*MATERIAL FOR THIS TASK*
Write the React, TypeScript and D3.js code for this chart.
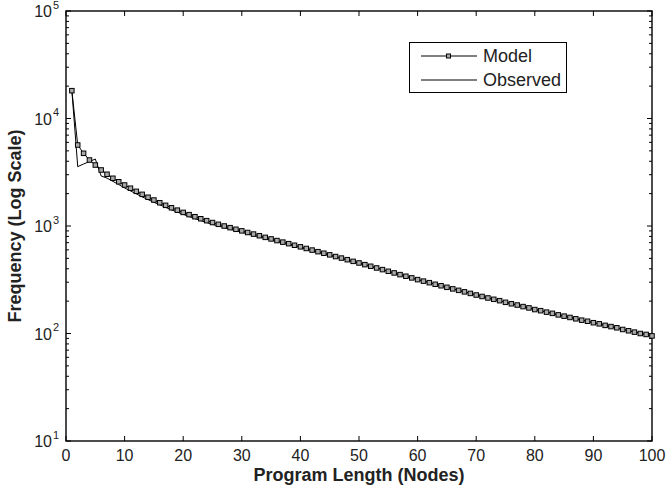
import React, { useEffect, useRef } from "react";
import * as d3 from "d3";

const programLength = d3.range(1, 101);

const modelFreq = [
  18150, 5670, 4745, 4110, 3690, 3320, 3030, 2780, 2580, 2407,
  2246, 2101, 1970, 1851, 1744, 1646, 1557, 1477, 1404, 1338,
  1276, 1220, 1168, 1121, 1077, 1037, 1000, 965, 932, 901,
  870, 841, 812, 784, 758, 732, 708, 685, 662, 640,
  618, 597, 577, 558, 539, 520, 503, 486, 469, 453,
  437, 422, 407, 393, 379, 366, 353, 341, 329, 317,
  307, 297, 287, 278, 269, 260, 252, 244, 236, 228,
  221, 214, 208, 202, 195, 189, 184, 178, 173, 167,
  163, 158, 154, 149, 145, 141, 137, 133, 130, 126,
  123, 119, 116, 113, 109, 106, 103, 100, 98, 95,
];

const observedFreq = [
  18150, 3565, 3775, 3970, 4200, 2920, 2790, 2600, 2430, 2260,
  2120, 1990, 1865, 1760, 1660, 1575, 1490, 1415, 1345, 1285,
  1225, 1172, 1122, 1078, 1036, 1000, 966, 933, 904, 874,
  846, 817, 791, 765, 741, 716, 694, 671, 651, 629,
  610, 590, 569, 551, 533, 514, 498, 481, 465, 449,
  434, 420, 405, 392, 378, 365, 352, 341, 328, 318,
  307, 297, 288, 278, 270, 260, 252, 244, 236, 228,
  222, 214, 208, 201, 196, 189, 184, 178, 173, 167,
  163, 158, 154, 149, 146, 141, 138, 133, 130, 126,
  123, 119, 116, 112, 110, 106, 104, 100, 98, 95,
];

const xTicks = [0, 10, 20, 30, 40, 50, 60, 70, 80, 90, 100];
const yDecades = [10, 100, 1000, 10000, 100000];
const seriesNames = ["Model", "Observed"];

const W = 668;
const H = 489;
const FONT = "'Liberation Sans', Arial, Helvetica, sans-serif";

export default function App() {
  const svgRef = useRef<SVGSVGElement>(null);

  useEffect(() => {
    const svg = d3.select(svgRef.current);
    svg.selectAll("*").remove();

    const left = 66, right = 652, top = 11, bottom = 441;
    const x = d3.scaleLinear().domain([0, 100]).range([left, right]);
    const y = d3.scaleLog().domain([10, 100000]).range([bottom, top]);

    svg.append("rect").attr("width", W).attr("height", H).attr("fill", "#fff");

    // box
    svg
      .append("rect")
      .attr("x", left)
      .attr("y", top)
      .attr("width", right - left)
      .attr("height", bottom - top)
      .attr("fill", "none")
      .attr("stroke", "#000")
      .attr("stroke-width", 1.4);

    // x ticks, bottom and top, pointing inward
    const g = svg.append("g").attr("stroke", "#000").attr("stroke-width", 1);
    xTicks.forEach((t) => {
      g.append("line").attr("x1", x(t)).attr("x2", x(t)).attr("y1", bottom).attr("y2", bottom - 5);
      g.append("line").attr("x1", x(t)).attr("x2", x(t)).attr("y1", top).attr("y2", top + 5);
    });

    // y ticks (log minor + major) on both sides
    y.ticks().forEach((t) => {
      const major = yDecades.includes(t);
      const len = major ? 5 : 3;
      g.append("line").attr("x1", left).attr("x2", left + len).attr("y1", y(t)).attr("y2", y(t));
      g.append("line").attr("x1", right).attr("x2", right - len).attr("y1", y(t)).attr("y2", y(t));
    });

    // tick labels
    svg
      .append("g")
      .selectAll("text")
      .data(xTicks)
      .join("text")
      .attr("x", (d) => x(d))
      .attr("y", bottom + 20)
      .attr("text-anchor", "middle")
      .attr("font-family", FONT)
      .attr("font-size", 16)
      .attr("fill", "#222")
      .text((d) => d);

    const yl = svg.append("g").attr("font-family", FONT).attr("fill", "#222");
    yDecades.forEach((d) => {
      const exp = Math.round(Math.log10(d));
      yl.append("text")
        .attr("x", left - 14)
        .attr("y", y(d) + 6)
        .attr("text-anchor", "end")
        .attr("font-size", 16)
        .text("10");
      yl.append("text")
        .attr("x", left - 13)
        .attr("y", y(d) - 2.5)
        .attr("font-size", 11)
        .text(exp);
    });

    // axis titles
    svg
      .append("text")
      .attr("x", (left + right) / 2)
      .attr("y", bottom + 40)
      .attr("text-anchor", "middle")
      .attr("font-family", FONT)
      .attr("font-weight", "bold")
      .attr("font-size", 18)
      .attr("fill", "#222")
      .text("Program Length (Nodes)");

    svg
      .append("text")
      .attr("transform", `translate(21,${(top + bottom) / 2}) rotate(-90)`)
      .attr("text-anchor", "middle")
      .attr("font-family", FONT)
      .attr("font-weight", "bold")
      .attr("font-size", 18)
      .attr("fill", "#222")
      .text("Frequency (Log Scale)");

    const line = d3
      .line<number>()
      .x((_, i) => x(programLength[i]))
      .y((v) => y(v));

    // observed
    svg
      .append("path")
      .datum(observedFreq)
      .attr("d", line)
      .attr("fill", "none")
      .attr("stroke", "#000")
      .attr("stroke-width", 1);

    // model with square markers
    svg
      .append("path")
      .datum(modelFreq)
      .attr("d", line)
      .attr("fill", "none")
      .attr("stroke", "#000")
      .attr("stroke-width", 1);

    svg
      .append("g")
      .selectAll("rect")
      .data(modelFreq)
      .join("rect")
      .attr("x", (_, i) => x(programLength[i]) - 2.25)
      .attr("y", (v) => y(v) - 2.25)
      .attr("width", 4.5)
      .attr("height", 4.5)
      .attr("fill", "#aaa")
      .attr("stroke", "#000")
      .attr("stroke-width", 1);

    // legend
    const lg = svg.append("g");
    lg.append("rect")
      .attr("x", 409.5)
      .attr("y", 42.5)
      .attr("width", 157)
      .attr("height", 50)
      .attr("fill", "#fff")
      .attr("stroke", "#000")
      .attr("stroke-width", 1);
    seriesNames.forEach((name, i) => {
      const ly = 56 + i * 24;
      lg.append("line")
        .attr("x1", 421)
        .attr("x2", 477)
        .attr("y1", ly)
        .attr("y2", ly)
        .attr("stroke", "#000")
        .attr("stroke-width", 1);
      if (i === 0) {
        lg.append("rect")
          .attr("x", 446.5)
          .attr("y", ly - 2)
          .attr("width", 4)
          .attr("height", 4)
          .attr("fill", "#aaa")
          .attr("stroke", "#000");
      }
      lg.append("text")
        .attr("x", 483)
        .attr("y", ly + 6)
        .attr("font-family", FONT)
        .attr("font-size", 18)
        .attr("fill", "#222")
        .text(name);
    });
  }, []);

  return (
    <svg
      ref={svgRef}
      width={W}
      height={H}
      style={{ position: "absolute", left: 0, top: 0 }}
    />
  );
}
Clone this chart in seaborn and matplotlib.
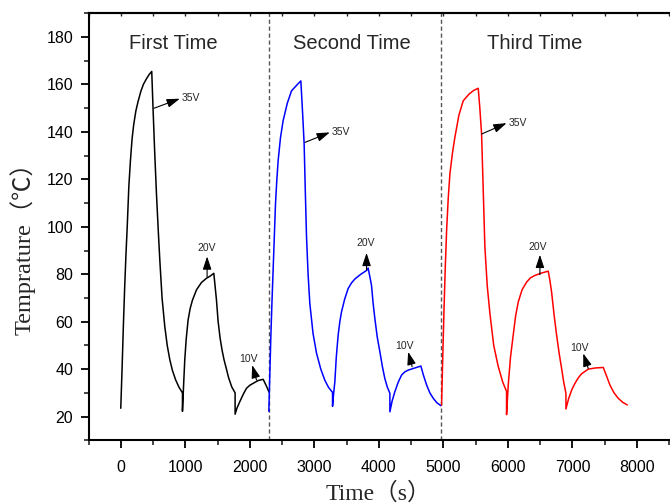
import numpy as np
import pandas as pd
import matplotlib
matplotlib.use("Agg")
import matplotlib.pyplot as plt
from matplotlib.ticker import MultipleLocator, FuncFormatter
import seaborn as sns

# Temperature vs. time for three repeated heating cycles (35 V, 20 V, 10 V each)
first_time = [0, 20, 40, 60, 80, 100, 125, 150, 175, 200, 235, 270, 310, 350, 400, 440, 480,
              500, 525, 553, 580, 605, 640, 682, 720, 760, 800, 850, 900, 956,
              956, 975, 992, 1015, 1044, 1075, 1110, 1173, 1250, 1328, 1390, 1442,
              1483, 1509, 1540, 1570, 1600, 1638, 1670, 1720, 1772,
              1772, 1800, 1845, 1900, 1948, 2000, 2051, 2130, 2207, 2255, 2300]
first_temp = [23.5, 40, 58, 74, 88, 100, 117, 128, 137, 143, 149, 153, 157, 160, 162.5, 164.2, 165.5,
              150, 132, 114, 99, 86, 70, 58, 50, 44, 39.5, 35.5, 32.5, 30,
              22.2, 34, 44, 53, 60.8, 65.5, 69, 73.4, 76.5, 78.3, 79.3, 80.4,
              69.2, 60, 53, 48, 44, 40, 36.5, 32.5, 30,
              21, 23.5, 26.3, 29.5, 31.9, 33.2, 34, 35.2, 35.7, 33, 30.2]

second_time = [2295, 2310, 2326, 2343, 2361, 2380, 2398, 2418, 2439, 2475, 2516, 2580, 2646, 2720, 2791,
               2820, 2842, 2860, 2879, 2903, 2930, 2980, 3034, 3100, 3163, 3220, 3282,
               3282, 3300, 3318, 3340, 3369, 3395, 3420, 3470, 3524, 3575, 3628, 3720, 3810, 3834,
               3860, 3886, 3910, 3938, 3975, 4016, 4055, 4093, 4130, 4171,
               4171, 4205, 4248, 4300, 4352, 4400, 4456, 4560, 4651,
               4690, 4740, 4790, 4843, 4900, 4961]
second_temp = [22.2, 38, 53.8, 68, 81.7, 96, 109.7, 119.5, 127.9, 137.5, 144.7, 152, 157.3, 159.5, 161.5,
               147, 134.9, 115, 95.7, 80, 67.7, 55, 46.7, 40, 35.3, 32.3, 30.2,
               24.3, 30, 34.7, 45, 54.3, 60, 64, 69.5, 74, 76.3, 78, 80, 81.6, 82.6,
               79, 75.3, 68, 61.3, 53.5, 47.3, 41, 36, 32.5, 29.8,
               22, 26.5, 30.5, 34.5, 37.5, 38.8, 39.6, 40.5, 41.3,
               37.5, 33.3, 30, 27.7, 25.8, 24.6]

third_time = [4972, 4990, 5008, 5028, 5050, 5075, 5101, 5140, 5178, 5240, 5307, 5400, 5470, 5540,
              5565, 5592, 5618, 5643, 5680, 5721, 5780, 5850, 5920, 5979,
              5979, 6005, 6040, 6082, 6120, 6160, 6220, 6290, 6350, 6419, 6520, 6625,
              6650, 6677, 6715, 6755, 6795, 6832, 6865, 6899,
              6899, 6940, 6990, 7039, 7090, 7140, 7245, 7360, 7478,
              7530, 7581, 7645, 7710, 7780, 7850]
third_temp = [24.9, 45, 63.6, 82, 98.5, 112, 122.3, 131, 137.7, 147, 153.1, 156, 157.5, 158.4,
              150, 139.1, 115, 91.5, 75, 63.5, 50, 41.1, 34.5, 30.6,
              20.8, 33.3, 45, 54.3, 62.5, 68.3, 73.5, 76.7, 78.5, 79.5, 80.5, 81.3,
              77.5, 72.5, 63, 54.3, 46.5, 40.3, 34.5, 29.8,
              23.2, 27.5, 31.3, 34, 36.3, 38, 40, 40.5, 40.7,
              37, 33.3, 30, 27.7, 26, 24.9]

run_names = ["First Time", "Second Time", "Third Time"]
run_colors = ["black", "#0000ff", "#ff0000"]
run_title_x = [815, 3589, 6419]
divider_x = [2295, 4970]

# Voltage labels: arrow tail (on curve), arrow head, label position
volt_text = ["35V", "20V", "10V", "35V", "20V", "10V", "35V", "20V", "10V"]
arrow_tail = [(517, 150), (1338, 78.8), (2104, 35.4),
              (2857, 135.6), (3809, 81.8), (4516, 41.0),
              (5592, 139.1), (6496, 79.8), (7245, 40.3)]
arrow_head = [(915, 154), (1338, 87.5), (2036, 41.7),
              (3240, 139.8), (3809, 89.0), (4454, 47.3),
              (5979, 143.7), (6496, 88.2), (7168, 46.6)]
label_pos = [(945, 154.5), (1333, 91.0), (1985, 44.4),
             (3270, 140.0), (3790, 93.2), (4397, 49.8),
             (6005, 143.6), (6465, 91.6), (7116, 48.8)]

df = pd.concat([
    pd.DataFrame({"time": first_time, "temp": first_temp, "run": run_names[0]}),
    pd.DataFrame({"time": second_time, "temp": second_temp, "run": run_names[1]}),
    pd.DataFrame({"time": third_time, "temp": third_temp, "run": run_names[2]}),
], ignore_index=True)

sns.set_style("ticks")
plt.rcParams["font.family"] = ["Liberation Sans", "DejaVu Sans"]

fig = plt.figure(figsize=(6.7, 5.04), dpi=100)
ax = fig.add_axes([0.1321, 0.1264, 0.886, 0.8472])

sns.lineplot(data=df, x="time", y="temp", hue="run", estimator=None, sort=False,
             palette=dict(zip(run_names, run_colors)), linewidth=1.1,
             legend=False, ax=ax)

for xv in divider_x:
    ax.axvline(xv, color="#555555", linestyle=(0, (3, 2)), linewidth=1.0, zorder=1)

for name, xv in zip(run_names, run_title_x):
    ax.text(xv, 177.2, name, ha="center", va="center", fontsize=14.5)

for txt, tail, head, pos in zip(volt_text, arrow_tail, arrow_head, label_pos):
    ax.annotate("", xy=head, xytext=tail,
                arrowprops=dict(arrowstyle="-|>,head_length=0.75,head_width=0.25",
                                mutation_scale=10.5, color="black", lw=0.8,
                                shrinkA=0, shrinkB=0))
    ha = "left" if txt == "35V" else "center"
    ax.text(pos[0], pos[1], txt, ha=ha, va="center", fontsize=7.5)

ax.set_xlim(-500, 8700)
ax.set_ylim(10, 190)
ax.xaxis.set_major_locator(MultipleLocator(1000))
ax.xaxis.set_minor_locator(MultipleLocator(500))
ax.yaxis.set_major_locator(MultipleLocator(20))
ax.yaxis.set_minor_locator(MultipleLocator(10))
ax.tick_params(axis="both", which="major", direction="out", length=6, width=1.3,
               labelsize=11.5, colors="black", pad=5)
ax.tick_params(axis="both", which="minor", direction="out", length=3.5, width=1.2)
ax.tick_params(axis="x", which="major", pad=8)
ax.xaxis.set_major_formatter(FuncFormatter(lambda v, p: f"{int(v)}" if v >= 0 else ""))

for side in ["left", "bottom", "top"]:
    ax.spines[side].set_linewidth(1.5)
    ax.spines[side].set_color("black")
ax.spines["right"].set_visible(False)
ax.spines["top"].set_visible(True)

top = ax.secondary_xaxis("top")
top.set_xticks(np.arange(-500, 8701, 500))
top.tick_params(direction="in", length=2.5, width=1.0, labeltop=False)
top.spines["top"].set_linewidth(1.5)

ax.set_xlabel("")
ax.set_ylabel("")
label_font = ["Liberation Serif", "Noto Sans CJK SC", "DejaVu Sans"]
fig.text(378 / 670, 1 - 494 / 504, "Time（s）", ha="center", va="center",
         fontsize=17, family=label_font)
fig.text(23 / 670, 1 - 243 / 504, "Temprature（℃）", ha="center", va="center",
         rotation=90, fontsize=17.5, family=label_font)

fig.savefig("out.png", dpi=100)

*YOUR TASK*
Select the lines from the entries that include the word "React".

*EXERCISE RESPONSE*
Write the React, TypeScript and D3.js code for this chart.
import React, { useEffect, useRef } from "react";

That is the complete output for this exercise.